OK, so I decided to try and golf this. And what better language for golfing than GolfScript?

Conveniently, GolfScript itself is already a stack-based language with single-byte commands, and, as it happens, 11 out of your 16 commands map directly to built-in GolfScript commands. So all I really need to do to interpret your language is to implement the remaining five commands in GolfScript and build a translation table:

0\{'`+~
)
(
*
/
+
-
?
%
](+~
])\~
.
1$1$
\
[@]\+~\
;'n%=~}/]-1%`

The code looks kind of spread out, because I'm using newlines as delimiters for the translation table. The initial 0\ pushes a zero onto the stack and moves it below the input program. The { }/ loop, comprising most of the code, takes the input program off the stack and iterates the loop body over each of its characters, and the final ]-1%` collects the stack into an array, reverses it (because your sample output starts from the top of the stack) and stringifies it.

The loop body starts with a 16-line single-quoted string. n% splits this string at line breaks, = looks up the substring corresponding to the input character, and ~ evaluates the substring as GolfScript code.

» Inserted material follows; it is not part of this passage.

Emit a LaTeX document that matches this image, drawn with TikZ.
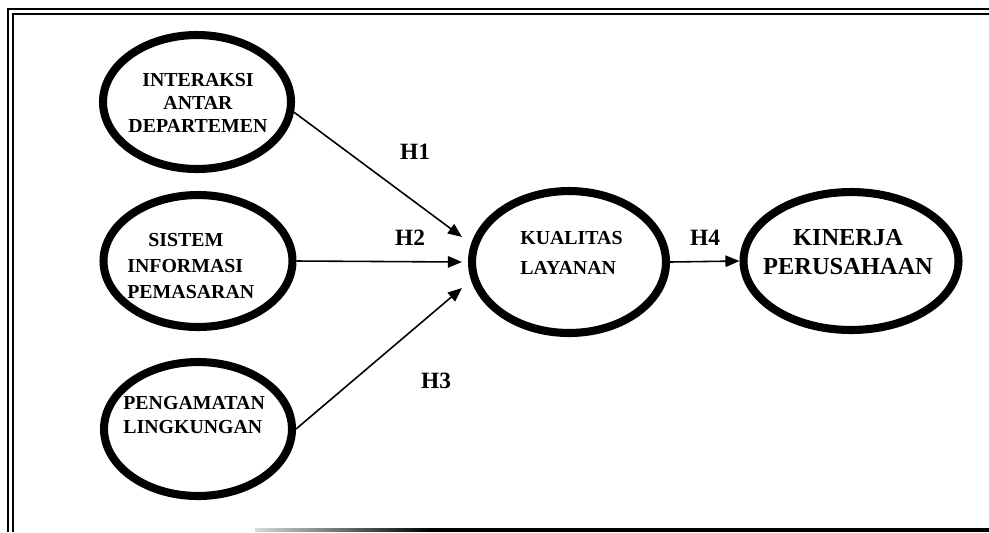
\documentclass[tikz,border=0pt]{standalone}
\usepackage{fontspec}
\setmainfont{Liberation Serif}
\usetikzlibrary{arrows.meta,calc,shapes.geometric}

\begin{document}
\begin{tikzpicture}[x=0.02cm,y=-0.02cm,>={Triangle[length=8pt,width=6.5pt]},
    var/.style={draw,ellipse,line width=4.6pt,inner sep=0pt},
    vtext/.style={inner sep=0pt,font=\bfseries\fontsize{11.3}{#1}\selectfont},
    vtext/.default=13.3,
    hyp/.style={inner sep=0pt,font=\bfseries\fontsize{13.3}{15}\selectfont},
    conn/.style={->,line width=0.9pt}]
      \useasboundingbox (0,0) rectangle (989,532);
      % frame
      \draw[line width=1.5pt] (989,9) -- (8,9) -- (8,532);
      \draw[line width=1.5pt] (989,14) -- (13,14) -- (13,532);
      \shade[left color=black!15,right color=black] (255,528) rectangle (430,531.5);
      \fill (430,528) rectangle (989,531.5);
      % variables
      \node[var,minimum width=3.76cm,minimum height=2.68cm] (ia) at (197,102) {};
      \node[var,minimum width=3.78cm,minimum height=2.64cm] (si) at (198,261) {};
      \node[var,minimum width=3.76cm,minimum height=2.68cm] (pl) at (198,429) {};
      \node[var,minimum width=3.88cm,minimum height=2.84cm] (kl) at (569,262) {};
      \node[var,minimum width=4.30cm,minimum height=2.76cm] (kp) at (851,261) {};
      \node[vtext,align=center] (ia-t) at (198,103) {INTERAKSI\\ANTAR\\DEPARTEMEN};
      \node[vtext=14.7,align=left,anchor=west] (si-t) at (127,266) {\hspace*{12pt}SISTEM\\INFORMASI\\PEMASARAN};
      \node[vtext=14.2,align=left,anchor=west] (pl-t) at (123,415) {PENGAMATAN\\LINGKUNGAN};
      \node[vtext=17,align=left,anchor=west] (kl-t) at (520,253) {KUALITAS\\LAYANAN};
      \node[inner sep=0pt,align=center,font=\bfseries\fontsize{13.9}{17}\selectfont] (kp-t) at (848,252) {KINERJA\\PERUSAHAAN};
      % hypotheses
      \foreach \x/\y/\name in {415/152/H1,410/238/H2,436/381/H3,705/238/H4}
        \node[hyp] (\name) at (\x,\y) {\name};
      \foreach \src/\dy in {ia.-6/-25,si.east/0,pl.east/26}
        \draw[conn] (\src) -- ($(kl.west)+(-6,\dy)$);
      \draw[conn] (kl.east) -- (kp.west);
    \end{tikzpicture}
\end{document}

Finally, here are the GolfScript implementations of the 16 commands:

  • 0 = `+~: concatenate two numbers as strings
  • 1 = ): increment
  • 2 = (: decrement
  • 3 = *: multiply
  • 4 = /: divide
  • 5 = +: add
  • 6 = -: subtract
  • 7 = ?: raise to power
  • 8 = %: modulus
  • 9 = ](+~: rotate stack right
  • A = ])\~: rotate stack left
  • B = .: duplicate
  • C = 1$1$: double duplicate
  • D = \: swap
  • E = [@]\+~\: double swap
  • F = ;: pop

I'm kind of unhappy with the double swap — it's ugly and much longer than any of the other commands. It feels like there ought to be a better way, but if so, I haven't found it yet. Still, at least it works.

For example, running the program above on the input (given as a GolfScript / Ruby / Perl / Python / etc. double-quoted string):

"\x01\x01\x0B\x0C\x05\x0C\x05\x0B\x09\x05"

yields the output:

[8 6 4 2]

Edit: I managed to save two more chars, for a total of 62 chars, using a more compact encoding of the translation table. However, it kind of sacrifices readability:

0\{(')(*/+-?%'1/'](+~
])\~
.
1$1$
\
[@]\+~\
;
`+~'n/+=~}/]-1%`

Notable features of this version include the ( at the beginning of the loop, which shifts the command indices from 0..15 to -1..14 so that I can put the long sequence of single-character commands from 1 to 8 at the beginning of the table. This allows me to store them in a separate string and eliminate the eight newlines delimiting them; alas, the extra complexity costs me six characters elsewhere.